* Problem to solve *
Nothing in the data should change when you return it, but leave the pictures out.

[START OF Dataset section]

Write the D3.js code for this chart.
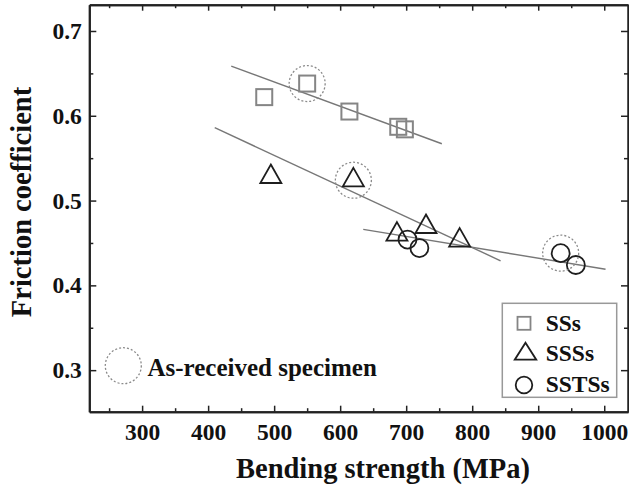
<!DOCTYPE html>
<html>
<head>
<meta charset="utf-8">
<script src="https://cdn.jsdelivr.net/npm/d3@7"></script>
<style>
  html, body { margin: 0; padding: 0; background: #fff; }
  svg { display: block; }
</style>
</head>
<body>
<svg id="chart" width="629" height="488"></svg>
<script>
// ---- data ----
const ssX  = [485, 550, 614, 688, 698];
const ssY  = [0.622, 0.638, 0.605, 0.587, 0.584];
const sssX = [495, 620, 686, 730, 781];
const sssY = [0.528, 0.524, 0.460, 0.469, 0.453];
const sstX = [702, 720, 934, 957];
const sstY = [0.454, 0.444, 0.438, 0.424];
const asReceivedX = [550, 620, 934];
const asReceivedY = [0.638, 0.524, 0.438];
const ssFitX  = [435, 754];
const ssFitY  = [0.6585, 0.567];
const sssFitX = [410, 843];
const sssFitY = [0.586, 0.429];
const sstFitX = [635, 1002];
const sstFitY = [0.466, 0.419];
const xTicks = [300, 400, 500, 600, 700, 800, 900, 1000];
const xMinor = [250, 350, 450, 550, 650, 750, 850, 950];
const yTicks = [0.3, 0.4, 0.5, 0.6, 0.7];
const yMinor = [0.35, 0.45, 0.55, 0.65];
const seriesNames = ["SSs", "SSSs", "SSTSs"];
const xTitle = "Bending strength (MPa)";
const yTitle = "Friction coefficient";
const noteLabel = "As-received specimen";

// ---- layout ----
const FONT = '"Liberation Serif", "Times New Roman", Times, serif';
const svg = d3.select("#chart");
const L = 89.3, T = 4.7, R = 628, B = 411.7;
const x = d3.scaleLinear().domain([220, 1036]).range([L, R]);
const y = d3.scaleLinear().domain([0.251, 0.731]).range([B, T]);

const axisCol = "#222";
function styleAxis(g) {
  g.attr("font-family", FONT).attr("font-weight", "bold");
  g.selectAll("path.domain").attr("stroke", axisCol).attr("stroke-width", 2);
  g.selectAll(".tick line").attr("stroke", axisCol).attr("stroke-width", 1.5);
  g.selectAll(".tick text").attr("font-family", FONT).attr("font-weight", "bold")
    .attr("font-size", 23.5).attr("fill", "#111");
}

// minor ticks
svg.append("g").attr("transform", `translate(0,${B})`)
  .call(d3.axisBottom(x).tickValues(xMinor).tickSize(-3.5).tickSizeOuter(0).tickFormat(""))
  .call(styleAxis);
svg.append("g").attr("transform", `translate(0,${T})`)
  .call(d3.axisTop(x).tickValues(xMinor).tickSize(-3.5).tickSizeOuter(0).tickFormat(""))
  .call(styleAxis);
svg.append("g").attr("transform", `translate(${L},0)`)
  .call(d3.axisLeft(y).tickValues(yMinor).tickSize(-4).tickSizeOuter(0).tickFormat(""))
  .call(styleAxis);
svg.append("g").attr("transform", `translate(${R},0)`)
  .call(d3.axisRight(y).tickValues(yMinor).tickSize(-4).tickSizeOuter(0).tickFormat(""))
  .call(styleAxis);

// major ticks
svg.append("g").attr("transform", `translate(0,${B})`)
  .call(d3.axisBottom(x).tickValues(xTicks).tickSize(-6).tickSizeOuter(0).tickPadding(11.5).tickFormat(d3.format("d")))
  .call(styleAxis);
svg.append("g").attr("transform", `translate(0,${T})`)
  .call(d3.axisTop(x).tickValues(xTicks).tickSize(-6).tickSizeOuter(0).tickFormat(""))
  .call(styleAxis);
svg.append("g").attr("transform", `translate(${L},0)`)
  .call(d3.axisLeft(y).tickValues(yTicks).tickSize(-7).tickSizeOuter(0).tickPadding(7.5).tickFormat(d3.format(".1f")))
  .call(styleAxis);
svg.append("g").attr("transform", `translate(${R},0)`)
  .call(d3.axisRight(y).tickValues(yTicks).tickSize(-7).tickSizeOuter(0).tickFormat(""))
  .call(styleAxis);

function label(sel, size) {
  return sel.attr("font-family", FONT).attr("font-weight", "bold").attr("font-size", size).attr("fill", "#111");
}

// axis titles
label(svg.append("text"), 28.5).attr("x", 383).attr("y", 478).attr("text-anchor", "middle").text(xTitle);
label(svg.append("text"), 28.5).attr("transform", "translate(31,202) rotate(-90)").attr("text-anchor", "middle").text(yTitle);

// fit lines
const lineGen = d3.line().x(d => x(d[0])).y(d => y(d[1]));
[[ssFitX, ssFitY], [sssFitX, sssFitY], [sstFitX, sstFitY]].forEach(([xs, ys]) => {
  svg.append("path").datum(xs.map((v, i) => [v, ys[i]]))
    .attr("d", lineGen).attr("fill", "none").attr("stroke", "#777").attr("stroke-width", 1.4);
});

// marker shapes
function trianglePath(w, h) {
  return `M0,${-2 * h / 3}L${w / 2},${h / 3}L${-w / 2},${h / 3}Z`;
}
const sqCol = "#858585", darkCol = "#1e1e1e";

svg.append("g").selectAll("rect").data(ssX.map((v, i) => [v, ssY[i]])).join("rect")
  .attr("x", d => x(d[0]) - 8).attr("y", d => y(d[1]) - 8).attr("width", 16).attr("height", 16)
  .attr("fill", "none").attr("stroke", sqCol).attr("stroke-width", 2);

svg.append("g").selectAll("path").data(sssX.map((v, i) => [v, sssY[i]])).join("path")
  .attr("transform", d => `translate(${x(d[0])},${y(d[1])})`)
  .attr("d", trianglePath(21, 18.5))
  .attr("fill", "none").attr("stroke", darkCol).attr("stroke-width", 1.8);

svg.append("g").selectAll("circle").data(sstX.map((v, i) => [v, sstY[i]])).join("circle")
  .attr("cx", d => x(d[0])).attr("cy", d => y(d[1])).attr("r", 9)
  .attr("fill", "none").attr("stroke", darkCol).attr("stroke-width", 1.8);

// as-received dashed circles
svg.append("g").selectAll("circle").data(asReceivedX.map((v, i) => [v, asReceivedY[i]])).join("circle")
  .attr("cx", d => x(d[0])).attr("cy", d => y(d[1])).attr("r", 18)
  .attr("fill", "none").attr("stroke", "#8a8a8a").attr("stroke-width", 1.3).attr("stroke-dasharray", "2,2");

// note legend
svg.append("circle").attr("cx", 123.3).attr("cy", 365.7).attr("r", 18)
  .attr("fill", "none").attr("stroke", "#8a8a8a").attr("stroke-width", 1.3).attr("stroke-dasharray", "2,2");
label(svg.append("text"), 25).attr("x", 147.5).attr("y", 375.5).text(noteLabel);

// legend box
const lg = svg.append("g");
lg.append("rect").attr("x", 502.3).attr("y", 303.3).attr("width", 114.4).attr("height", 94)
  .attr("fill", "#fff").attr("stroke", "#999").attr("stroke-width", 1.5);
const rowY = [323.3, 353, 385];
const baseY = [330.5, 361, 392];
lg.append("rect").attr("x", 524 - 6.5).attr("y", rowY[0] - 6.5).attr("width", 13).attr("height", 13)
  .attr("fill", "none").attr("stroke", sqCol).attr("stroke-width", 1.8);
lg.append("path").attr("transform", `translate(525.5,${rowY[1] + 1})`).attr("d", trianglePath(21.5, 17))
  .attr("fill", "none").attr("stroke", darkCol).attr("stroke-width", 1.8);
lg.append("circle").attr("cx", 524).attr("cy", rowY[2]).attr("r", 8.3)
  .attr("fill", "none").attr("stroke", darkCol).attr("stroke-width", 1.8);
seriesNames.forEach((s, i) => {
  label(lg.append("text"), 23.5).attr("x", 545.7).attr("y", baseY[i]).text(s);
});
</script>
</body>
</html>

[END OF Dataset section]

* Task answer *
Write the D3.js code for this chart.
<!DOCTYPE html>
<html>
<head>
<meta charset="utf-8">
<script src="https://cdn.jsdelivr.net/npm/d3@7"></script>
<style>
  html, body { margin: 0; padding: 0; background: #fff; }
  svg { display: block; }
</style>
</head>
<body>
<svg id="chart" width="629" height="488"></svg>
<script>
// ---- data ----
const ssX  = [485, 550, 614, 688, 698];
const ssY  = [0.622, 0.638, 0.605, 0.587, 0.584];
const sssX = [495, 620, 686, 730, 781];
const sssY = [0.528, 0.524, 0.460, 0.469, 0.453];
const sstX = [702, 720, 934, 957];
const sstY = [0.454, 0.444, 0.438, 0.424];
const asReceivedX = [550, 620, 934];
const asReceivedY = [0.638, 0.524, 0.438];
const ssFitX  = [435, 754];
const ssFitY  = [0.6585, 0.567];
const sssFitX = [410, 843];
const sssFitY = [0.586, 0.429];
const sstFitX = [635, 1002];
const sstFitY = [0.466, 0.419];
const xTicks = [300, 400, 500, 600, 700, 800, 900, 1000];
const xMinor = [250, 350, 450, 550, 650, 750, 850, 950];
const yTicks = [0.3, 0.4, 0.5, 0.6, 0.7];
const yMinor = [0.35, 0.45, 0.55, 0.65];
const seriesNames = ["SSs", "SSSs", "SSTSs"];
const xTitle = "Bending strength (MPa)";
const yTitle = "Friction coefficient";
const noteLabel = "As-received specimen";

// ---- layout ----
const FONT = '"Liberation Serif", "Times New Roman", Times, serif';
const svg = d3.select("#chart");
const L = 89.3, T = 4.7, R = 628, B = 411.7;
const x = d3.scaleLinear().domain([220, 1036]).range([L, R]);
const y = d3.scaleLinear().domain([0.251, 0.731]).range([B, T]);

const axisCol = "#222";
function styleAxis(g) {
  g.attr("font-family", FONT).attr("font-weight", "bold");
  g.selectAll("path.domain").attr("stroke", axisCol).attr("stroke-width", 2);
  g.selectAll(".tick line").attr("stroke", axisCol).attr("stroke-width", 1.5);
  g.selectAll(".tick text").attr("font-family", FONT).attr("font-weight", "bold")
    .attr("font-size", 23.5).attr("fill", "#111");
}

// minor ticks
svg.append("g").attr("transform", `translate(0,${B})`)
  .call(d3.axisBottom(x).tickValues(xMinor).tickSize(-3.5).tickSizeOuter(0).tickFormat(""))
  .call(styleAxis);
svg.append("g").attr("transform", `translate(0,${T})`)
  .call(d3.axisTop(x).tickValues(xMinor).tickSize(-3.5).tickSizeOuter(0).tickFormat(""))
  .call(styleAxis);
svg.append("g").attr("transform", `translate(${L},0)`)
  .call(d3.axisLeft(y).tickValues(yMinor).tickSize(-4).tickSizeOuter(0).tickFormat(""))
  .call(styleAxis);
svg.append("g").attr("transform", `translate(${R},0)`)
  .call(d3.axisRight(y).tickValues(yMinor).tickSize(-4).tickSizeOuter(0).tickFormat(""))
  .call(styleAxis);

// major ticks
svg.append("g").attr("transform", `translate(0,${B})`)
  .call(d3.axisBottom(x).tickValues(xTicks).tickSize(-6).tickSizeOuter(0).tickPadding(11.5).tickFormat(d3.format("d")))
  .call(styleAxis);
svg.append("g").attr("transform", `translate(0,${T})`)
  .call(d3.axisTop(x).tickValues(xTicks).tickSize(-6).tickSizeOuter(0).tickFormat(""))
  .call(styleAxis);
svg.append("g").attr("transform", `translate(${L},0)`)
  .call(d3.axisLeft(y).tickValues(yTicks).tickSize(-7).tickSizeOuter(0).tickPadding(7.5).tickFormat(d3.format(".1f")))
  .call(styleAxis);
svg.append("g").attr("transform", `translate(${R},0)`)
  .call(d3.axisRight(y).tickValues(yTicks).tickSize(-7).tickSizeOuter(0).tickFormat(""))
  .call(styleAxis);

function label(sel, size) {
  return sel.attr("font-family", FONT).attr("font-weight", "bold").attr("font-size", size).attr("fill", "#111");
}

// axis titles
label(svg.append("text"), 28.5).attr("x", 383).attr("y", 478).attr("text-anchor", "middle").text(xTitle);
label(svg.append("text"), 28.5).attr("transform", "translate(31,202) rotate(-90)").attr("text-anchor", "middle").text(yTitle);

// fit lines
const lineGen = d3.line().x(d => x(d[0])).y(d => y(d[1]));
[[ssFitX, ssFitY], [sssFitX, sssFitY], [sstFitX, sstFitY]].forEach(([xs, ys]) => {
  svg.append("path").datum(xs.map((v, i) => [v, ys[i]]))
    .attr("d", lineGen).attr("fill", "none").attr("stroke", "#777").attr("stroke-width", 1.4);
});

// marker shapes
function trianglePath(w, h) {
  return `M0,${-2 * h / 3}L${w / 2},${h / 3}L${-w / 2},${h / 3}Z`;
}
const sqCol = "#858585", darkCol = "#1e1e1e";

svg.append("g").selectAll("rect").data(ssX.map((v, i) => [v, ssY[i]])).join("rect")
  .attr("x", d => x(d[0]) - 8).attr("y", d => y(d[1]) - 8).attr("width", 16).attr("height", 16)
  .attr("fill", "none").attr("stroke", sqCol).attr("stroke-width", 2);

svg.append("g").selectAll("path").data(sssX.map((v, i) => [v, sssY[i]])).join("path")
  .attr("transform", d => `translate(${x(d[0])},${y(d[1])})`)
  .attr("d", trianglePath(21, 18.5))
  .attr("fill", "none").attr("stroke", darkCol).attr("stroke-width", 1.8);

svg.append("g").selectAll("circle").data(sstX.map((v, i) => [v, sstY[i]])).join("circle")
  .attr("cx", d => x(d[0])).attr("cy", d => y(d[1])).attr("r", 9)
  .attr("fill", "none").attr("stroke", darkCol).attr("stroke-width", 1.8);

// as-received dashed circles
svg.append("g").selectAll("circle").data(asReceivedX.map((v, i) => [v, asReceivedY[i]])).join("circle")
  .attr("cx", d => x(d[0])).attr("cy", d => y(d[1])).attr("r", 18)
  .attr("fill", "none").attr("stroke", "#8a8a8a").attr("stroke-width", 1.3).attr("stroke-dasharray", "2,2");

// note legend
svg.append("circle").attr("cx", 123.3).attr("cy", 365.7).attr("r", 18)
  .attr("fill", "none").attr("stroke", "#8a8a8a").attr("stroke-width", 1.3).attr("stroke-dasharray", "2,2");
label(svg.append("text"), 25).attr("x", 147.5).attr("y", 375.5).text(noteLabel);

// legend box
const lg = svg.append("g");
lg.append("rect").attr("x", 502.3).attr("y", 303.3).attr("width", 114.4).attr("height", 94)
  .attr("fill", "#fff").attr("stroke", "#999").attr("stroke-width", 1.5);
const rowY = [323.3, 353, 385];
const baseY = [330.5, 361, 392];
lg.append("rect").attr("x", 524 - 6.5).attr("y", rowY[0] - 6.5).attr("width", 13).attr("height", 13)
  .attr("fill", "none").attr("stroke", sqCol).attr("stroke-width", 1.8);
lg.append("path").attr("transform", `translate(525.5,${rowY[1] + 1})`).attr("d", trianglePath(21.5, 17))
  .attr("fill", "none").attr("stroke", darkCol).attr("stroke-width", 1.8);
lg.append("circle").attr("cx", 524).attr("cy", rowY[2]).attr("r", 8.3)
  .attr("fill", "none").attr("stroke", darkCol).attr("stroke-width", 1.8);
seriesNames.forEach((s, i) => {
  label(lg.append("text"), 23.5).attr("x", 545.7).attr("y", baseY[i]).text(s);
});
</script>
</body>
</html>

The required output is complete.